* Task brief
Leave out the pictures and repeat the data exactly.

* Data lines
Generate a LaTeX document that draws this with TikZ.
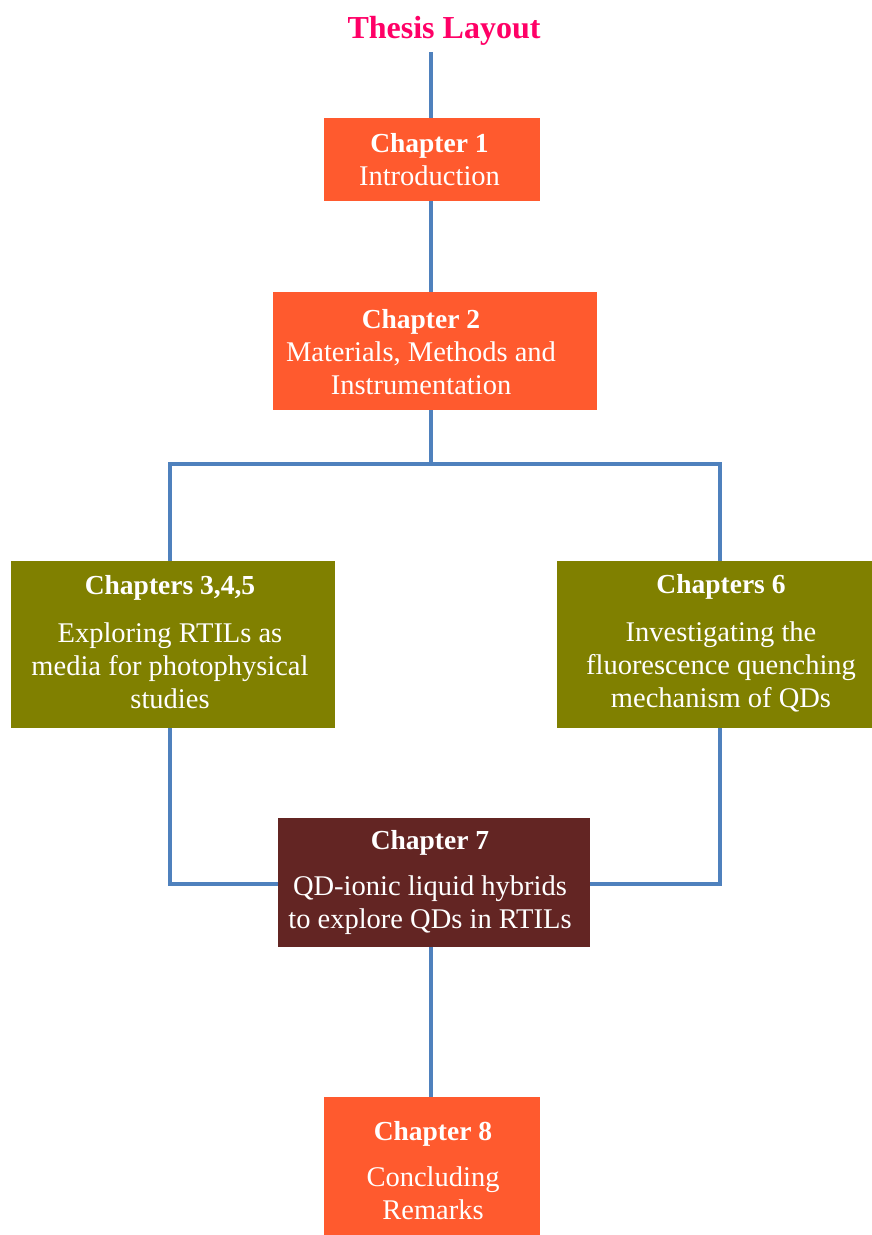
\documentclass[tikz,border=0pt]{standalone}
\usepackage{fontspec}
\setmainfont{Liberation Serif}
\definecolor{chorange}{HTML}{FF5A2E}
\definecolor{cholive}{HTML}{808000}
\definecolor{chmaroon}{HTML}{632523}
\definecolor{lineblue}{HTML}{4F81BD}
\definecolor{titlepink}{HTML}{FF0066}
\newcommand{\hd}[1]{{\fontsize{27.5}{33}\selectfont\bfseries #1}}
\begin{document}
\begin{tikzpicture}[x=1pt,y=-1pt,
  box/.style={inner sep=0pt, draw=none},
  txt/.style={inner sep=0pt, text=white, align=center,
    font=\fontsize{28.5}{33}\selectfont},
  conn/.style={draw=lineblue, line width=3.5pt}]
\useasboundingbox (0,0) rectangle (872,1235);
\node[font=\fontsize{32}{36}\selectfont\bfseries, text=titlepink] (title) at (444,31) {Thesis Layout};
\coordinate (top) at (431,52);
\node[box, fill=chorange, minimum width=216pt, minimum height=83pt] (c1) at (432,159.5) {};
\node[box, fill=chorange, minimum width=324pt, minimum height=118pt] (c2) at (435,351) {};
\node[box, fill=cholive, minimum width=324pt, minimum height=167pt] (c3) at (173,644.5) {};
\node[box, fill=cholive, minimum width=316pt, minimum height=167pt] (c6) at (715,644.5) {};
\node[box, fill=chmaroon, minimum width=312pt, minimum height=129pt] (c7) at (434,882.5) {};
\node[box, fill=chorange, minimum width=216pt, minimum height=138pt] (c8) at (432,1166) {};
\node[txt] (t1) at (429.5,159.5) {\hd{Chapter 1}\\Introduction};
\node[txt] (t2) at (421,352) {\hd{Chapter 2}\\Materials, Methods and\\Instrumentation};
\node[txt] (t3) at (170,642) {\hd{Chapters 3,4,5}\\[15pt]Exploring RTILs as\\media for photophysical\\studies};
\node[txt] (t6) at (721,643.5) {\hd{Chapters 6}\\[15pt]Investigating the\\fluorescence quenching\\mechanism of QDs};
\node[txt] (t7) at (430,882) {\hd{Chapter 7}\\[13pt]QD-ionic liquid hybrids\\to explore QDs in RTILs};
\node[txt] (t8) at (433,1171) {\hd{Chapter 8}\\[13pt]Concluding\\Remarks};
\coordinate (br) at (431,464);
\path[conn] (top) -- (c1.north -| top);
\path[conn] (c1.south -| top) -- (c2.north -| top);
\path[conn] (c2.south -| br) -- (br);
\path[conn] ([xshift=-3pt]c3.north) |- (br) -| ([xshift=5pt]c6.north);
\path[conn] ([xshift=-3pt]c3.south) |- ([yshift=-1.5pt]c7.west);
\path[conn] ([xshift=5pt]c6.south) |- ([yshift=-1.5pt]c7.east);
\path[conn] (c7.south -| top) -- (c8.north -| top);
\end{tikzpicture}
\end{document}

* Correct output
Generate a LaTeX document that draws this with TikZ.
\documentclass[tikz,border=0pt]{standalone}
\usepackage{fontspec}
\setmainfont{Liberation Serif}
\definecolor{chorange}{HTML}{FF5A2E}
\definecolor{cholive}{HTML}{808000}
\definecolor{chmaroon}{HTML}{632523}
\definecolor{lineblue}{HTML}{4F81BD}
\definecolor{titlepink}{HTML}{FF0066}
\newcommand{\hd}[1]{{\fontsize{27.5}{33}\selectfont\bfseries #1}}
\begin{document}
\begin{tikzpicture}[x=1pt,y=-1pt,
  box/.style={inner sep=0pt, draw=none},
  txt/.style={inner sep=0pt, text=white, align=center,
    font=\fontsize{28.5}{33}\selectfont},
  conn/.style={draw=lineblue, line width=3.5pt}]
\useasboundingbox (0,0) rectangle (872,1235);
\node[font=\fontsize{32}{36}\selectfont\bfseries, text=titlepink] (title) at (444,31) {Thesis Layout};
\coordinate (top) at (431,52);
\node[box, fill=chorange, minimum width=216pt, minimum height=83pt] (c1) at (432,159.5) {};
\node[box, fill=chorange, minimum width=324pt, minimum height=118pt] (c2) at (435,351) {};
\node[box, fill=cholive, minimum width=324pt, minimum height=167pt] (c3) at (173,644.5) {};
\node[box, fill=cholive, minimum width=316pt, minimum height=167pt] (c6) at (715,644.5) {};
\node[box, fill=chmaroon, minimum width=312pt, minimum height=129pt] (c7) at (434,882.5) {};
\node[box, fill=chorange, minimum width=216pt, minimum height=138pt] (c8) at (432,1166) {};
\node[txt] (t1) at (429.5,159.5) {\hd{Chapter 1}\\Introduction};
\node[txt] (t2) at (421,352) {\hd{Chapter 2}\\Materials, Methods and\\Instrumentation};
\node[txt] (t3) at (170,642) {\hd{Chapters 3,4,5}\\[15pt]Exploring RTILs as\\media for photophysical\\studies};
\node[txt] (t6) at (721,643.5) {\hd{Chapters 6}\\[15pt]Investigating the\\fluorescence quenching\\mechanism of QDs};
\node[txt] (t7) at (430,882) {\hd{Chapter 7}\\[13pt]QD-ionic liquid hybrids\\to explore QDs in RTILs};
\node[txt] (t8) at (433,1171) {\hd{Chapter 8}\\[13pt]Concluding\\Remarks};
\coordinate (br) at (431,464);
\path[conn] (top) -- (c1.north -| top);
\path[conn] (c1.south -| top) -- (c2.north -| top);
\path[conn] (c2.south -| br) -- (br);
\path[conn] ([xshift=-3pt]c3.north) |- (br) -| ([xshift=5pt]c6.north);
\path[conn] ([xshift=-3pt]c3.south) |- ([yshift=-1.5pt]c7.west);
\path[conn] ([xshift=5pt]c6.south) |- ([yshift=-1.5pt]c7.east);
\path[conn] (c7.south -| top) -- (c8.north -| top);
\end{tikzpicture}
\end{document}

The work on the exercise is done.